### WRITTEN PROBLEM
Report how many lines of these entries hold the string "chart"; reply with the number alone.

### EXERCISE MATERIALS
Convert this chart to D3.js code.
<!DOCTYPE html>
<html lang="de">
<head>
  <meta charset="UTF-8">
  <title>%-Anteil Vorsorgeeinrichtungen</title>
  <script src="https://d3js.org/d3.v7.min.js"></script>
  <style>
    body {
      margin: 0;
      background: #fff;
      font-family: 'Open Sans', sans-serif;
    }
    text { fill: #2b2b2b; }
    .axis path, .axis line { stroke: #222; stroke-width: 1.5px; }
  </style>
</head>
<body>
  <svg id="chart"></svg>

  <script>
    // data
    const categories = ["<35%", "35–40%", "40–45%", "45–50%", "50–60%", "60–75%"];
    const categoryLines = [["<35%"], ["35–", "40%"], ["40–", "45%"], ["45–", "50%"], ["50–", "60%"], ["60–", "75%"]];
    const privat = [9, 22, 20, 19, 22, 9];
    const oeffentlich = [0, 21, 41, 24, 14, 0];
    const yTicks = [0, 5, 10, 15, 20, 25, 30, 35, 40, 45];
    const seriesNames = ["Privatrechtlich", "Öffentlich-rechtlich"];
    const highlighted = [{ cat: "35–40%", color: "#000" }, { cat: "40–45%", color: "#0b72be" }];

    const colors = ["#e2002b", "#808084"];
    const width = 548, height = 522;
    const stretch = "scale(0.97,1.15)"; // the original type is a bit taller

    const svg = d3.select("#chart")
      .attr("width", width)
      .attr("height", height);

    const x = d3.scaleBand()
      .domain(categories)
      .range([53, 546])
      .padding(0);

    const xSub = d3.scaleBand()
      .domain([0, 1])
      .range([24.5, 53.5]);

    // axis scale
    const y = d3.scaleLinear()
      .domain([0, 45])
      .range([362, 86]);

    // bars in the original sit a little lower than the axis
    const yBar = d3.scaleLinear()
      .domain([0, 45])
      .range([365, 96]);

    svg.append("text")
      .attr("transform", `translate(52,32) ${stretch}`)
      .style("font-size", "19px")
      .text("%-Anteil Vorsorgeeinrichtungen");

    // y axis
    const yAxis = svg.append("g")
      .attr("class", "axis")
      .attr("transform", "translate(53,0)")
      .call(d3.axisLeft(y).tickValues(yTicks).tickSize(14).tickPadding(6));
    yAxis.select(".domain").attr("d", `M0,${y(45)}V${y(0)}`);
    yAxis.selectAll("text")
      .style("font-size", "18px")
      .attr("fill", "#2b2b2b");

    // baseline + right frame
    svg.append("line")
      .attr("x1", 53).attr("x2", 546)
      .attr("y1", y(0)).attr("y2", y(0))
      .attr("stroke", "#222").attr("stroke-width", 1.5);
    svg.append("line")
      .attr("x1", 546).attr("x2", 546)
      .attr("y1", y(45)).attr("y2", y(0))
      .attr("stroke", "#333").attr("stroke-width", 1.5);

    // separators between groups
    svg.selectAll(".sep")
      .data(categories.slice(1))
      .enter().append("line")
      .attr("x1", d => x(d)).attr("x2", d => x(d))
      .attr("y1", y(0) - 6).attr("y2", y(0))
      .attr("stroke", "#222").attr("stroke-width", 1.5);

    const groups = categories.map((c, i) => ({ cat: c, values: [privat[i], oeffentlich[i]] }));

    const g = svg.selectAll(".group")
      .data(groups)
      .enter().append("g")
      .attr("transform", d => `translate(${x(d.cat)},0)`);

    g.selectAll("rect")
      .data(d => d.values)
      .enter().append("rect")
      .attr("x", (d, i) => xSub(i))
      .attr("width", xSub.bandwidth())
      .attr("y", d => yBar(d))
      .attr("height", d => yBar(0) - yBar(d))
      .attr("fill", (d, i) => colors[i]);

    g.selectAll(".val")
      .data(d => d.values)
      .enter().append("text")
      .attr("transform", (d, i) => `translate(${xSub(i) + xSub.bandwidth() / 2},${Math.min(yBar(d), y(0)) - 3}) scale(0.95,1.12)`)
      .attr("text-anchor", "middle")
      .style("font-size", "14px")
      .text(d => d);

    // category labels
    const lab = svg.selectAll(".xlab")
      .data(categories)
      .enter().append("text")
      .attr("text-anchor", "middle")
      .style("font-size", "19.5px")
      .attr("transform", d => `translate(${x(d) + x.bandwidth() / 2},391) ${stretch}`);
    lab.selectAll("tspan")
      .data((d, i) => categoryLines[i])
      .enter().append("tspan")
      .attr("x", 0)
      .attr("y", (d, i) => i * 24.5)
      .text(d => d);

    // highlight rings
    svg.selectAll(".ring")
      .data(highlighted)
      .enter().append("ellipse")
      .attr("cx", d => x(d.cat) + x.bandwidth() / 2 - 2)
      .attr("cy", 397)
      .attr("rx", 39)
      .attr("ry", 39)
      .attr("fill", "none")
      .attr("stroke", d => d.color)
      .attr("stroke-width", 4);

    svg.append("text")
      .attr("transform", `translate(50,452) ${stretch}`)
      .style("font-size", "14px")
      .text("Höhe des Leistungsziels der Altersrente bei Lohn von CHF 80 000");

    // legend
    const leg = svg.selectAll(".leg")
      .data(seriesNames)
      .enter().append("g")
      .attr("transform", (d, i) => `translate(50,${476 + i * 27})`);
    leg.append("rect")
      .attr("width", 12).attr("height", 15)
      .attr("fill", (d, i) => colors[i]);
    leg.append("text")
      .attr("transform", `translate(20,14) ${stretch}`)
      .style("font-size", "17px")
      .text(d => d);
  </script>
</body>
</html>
* * *
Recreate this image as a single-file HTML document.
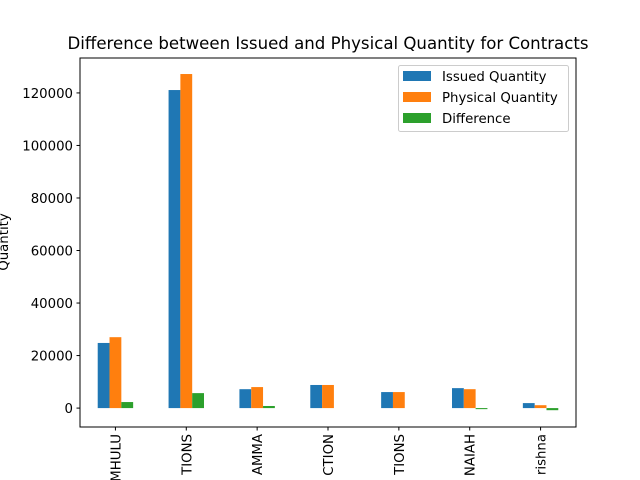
...
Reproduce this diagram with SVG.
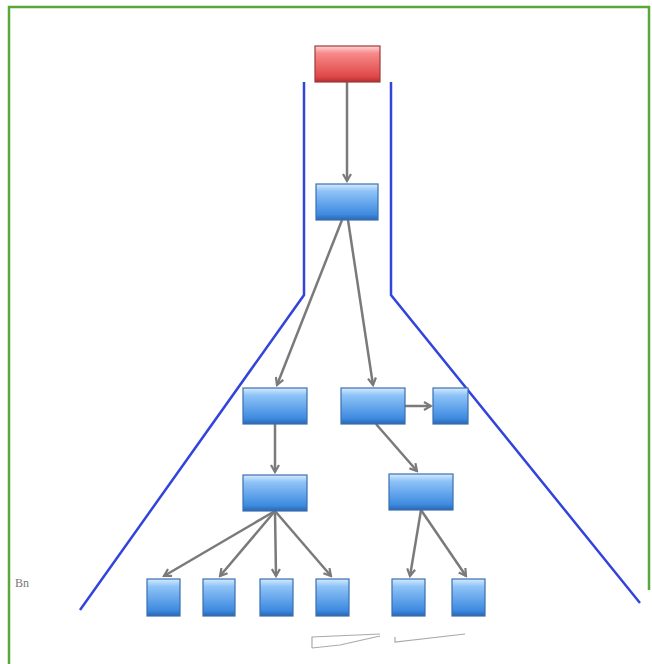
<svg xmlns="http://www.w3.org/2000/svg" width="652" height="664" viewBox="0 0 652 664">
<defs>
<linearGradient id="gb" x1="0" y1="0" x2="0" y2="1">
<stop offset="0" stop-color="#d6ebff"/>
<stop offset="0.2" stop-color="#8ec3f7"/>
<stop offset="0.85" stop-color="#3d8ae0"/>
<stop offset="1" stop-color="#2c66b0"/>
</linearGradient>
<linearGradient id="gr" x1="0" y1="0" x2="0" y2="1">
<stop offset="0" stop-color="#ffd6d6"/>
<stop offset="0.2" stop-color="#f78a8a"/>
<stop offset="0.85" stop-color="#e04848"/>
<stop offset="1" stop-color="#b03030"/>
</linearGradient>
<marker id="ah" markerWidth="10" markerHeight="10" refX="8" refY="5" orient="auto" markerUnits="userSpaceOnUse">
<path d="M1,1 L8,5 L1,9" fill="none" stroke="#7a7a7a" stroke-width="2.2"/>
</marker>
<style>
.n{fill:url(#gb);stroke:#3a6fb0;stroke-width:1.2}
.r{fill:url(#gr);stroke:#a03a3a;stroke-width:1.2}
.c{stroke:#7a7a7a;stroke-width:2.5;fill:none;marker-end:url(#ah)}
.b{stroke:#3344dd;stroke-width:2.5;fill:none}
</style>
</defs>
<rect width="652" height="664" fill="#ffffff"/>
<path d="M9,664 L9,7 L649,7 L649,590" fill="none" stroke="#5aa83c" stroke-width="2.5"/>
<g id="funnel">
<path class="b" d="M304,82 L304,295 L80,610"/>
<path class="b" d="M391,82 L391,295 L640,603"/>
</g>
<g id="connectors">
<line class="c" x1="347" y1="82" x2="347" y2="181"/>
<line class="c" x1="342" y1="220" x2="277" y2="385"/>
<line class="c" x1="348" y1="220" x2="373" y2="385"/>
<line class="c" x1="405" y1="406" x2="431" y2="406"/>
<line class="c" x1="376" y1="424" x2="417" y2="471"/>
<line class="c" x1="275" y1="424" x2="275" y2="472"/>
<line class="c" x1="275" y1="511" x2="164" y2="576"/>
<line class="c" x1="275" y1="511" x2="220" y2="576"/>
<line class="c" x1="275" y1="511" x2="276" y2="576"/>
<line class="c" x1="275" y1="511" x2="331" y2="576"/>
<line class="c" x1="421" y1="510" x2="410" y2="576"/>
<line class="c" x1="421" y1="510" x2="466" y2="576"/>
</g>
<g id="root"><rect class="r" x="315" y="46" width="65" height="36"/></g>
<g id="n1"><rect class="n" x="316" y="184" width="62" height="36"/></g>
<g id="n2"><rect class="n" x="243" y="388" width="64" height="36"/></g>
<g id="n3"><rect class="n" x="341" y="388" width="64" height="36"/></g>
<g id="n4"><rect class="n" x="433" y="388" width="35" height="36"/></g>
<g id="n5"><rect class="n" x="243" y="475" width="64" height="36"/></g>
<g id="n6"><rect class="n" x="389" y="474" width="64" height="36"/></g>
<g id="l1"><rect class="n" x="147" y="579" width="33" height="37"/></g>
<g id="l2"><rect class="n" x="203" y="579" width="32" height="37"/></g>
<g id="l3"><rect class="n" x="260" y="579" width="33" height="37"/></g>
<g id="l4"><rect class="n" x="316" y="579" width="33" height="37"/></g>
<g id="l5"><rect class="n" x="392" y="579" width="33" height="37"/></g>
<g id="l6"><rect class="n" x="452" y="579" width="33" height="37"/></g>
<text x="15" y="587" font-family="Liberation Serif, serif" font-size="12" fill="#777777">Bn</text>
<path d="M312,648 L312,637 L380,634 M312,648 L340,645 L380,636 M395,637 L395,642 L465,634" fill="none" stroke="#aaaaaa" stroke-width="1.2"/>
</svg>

### TASK OUTPUT
3